Acquisition part of story from: The Slim Princess lives again!”Anna Kelley’s story” from THE ALBUM Times & Tales of Inyo-Mono Vol. IV, No.4 pp. 22-23


In 1996, Independence resident and railfan Myron Alexander noticed #18 wasn’t looking so good anymore. He approached the Eastern California Museum director and asked if he could clean it up and make it look good again, the answer was “sure, but we don’t have any money to spend”. Myron set out to start work on #18. One of the first things he wanted to do was to grease up the locomotive and so he took one of the big grease fittings off the engine and took it to the Lone Pine Napa store where owner Dave Mull asked “what did that come off of!” After learning the source of the grease fitting Dave not only tracked one down but he said I want to help fix up that locomotive. And so it went with Dave and Myron enlisting the help of their friends and slowly the old #18 began to looked worked on. By 1997, Randy Babcock had happened by the #18 and noticed a sign on the fence that stated “If you want to help see Dave at the Napa store”, and so began another chapter with the #18.

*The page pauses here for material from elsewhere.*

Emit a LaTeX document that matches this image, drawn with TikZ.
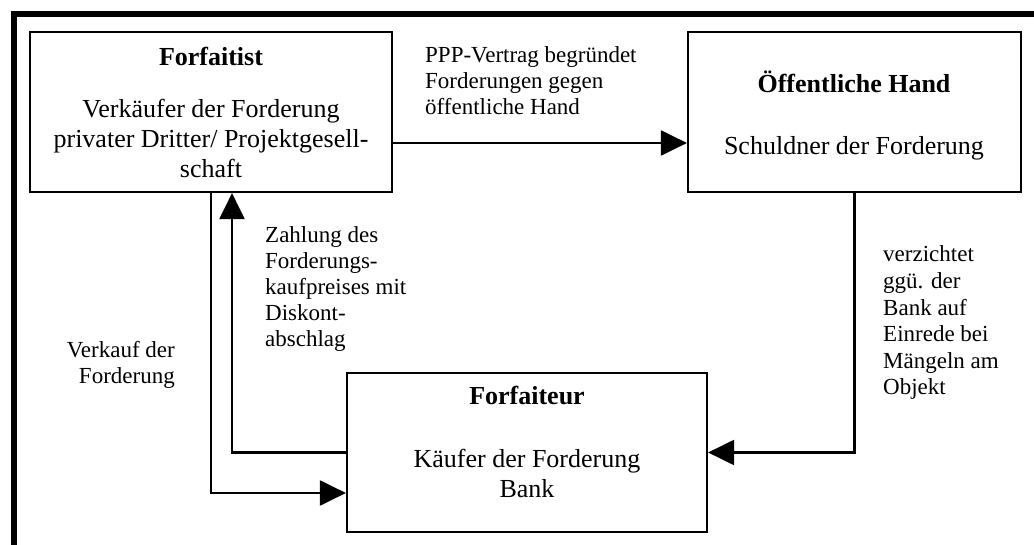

Work progressed slowly and sporadically over the next 4 years with no real clear plan. In late 2000, Myron passed on suddenly and it was decided enough work had occurred that #18 could be safely steamed up to honor him. On January 25th, 2001 the #18 was steamed up to about 50psi. and the whistle was blown.

January 25th, 2001

Between 2001 and 2009 little to no work occurred on the #18. Focus was mainly on what to do with it and obtaining permission to restore it to operation. In 2009 a full comprehensive report was developed for the Inyo County Board of Supervisors which ultimately turned the entire project around and secured the permission to begin the restoration of #18 to operation. Between 2010 and 2016 the #18 restoration was in full swing.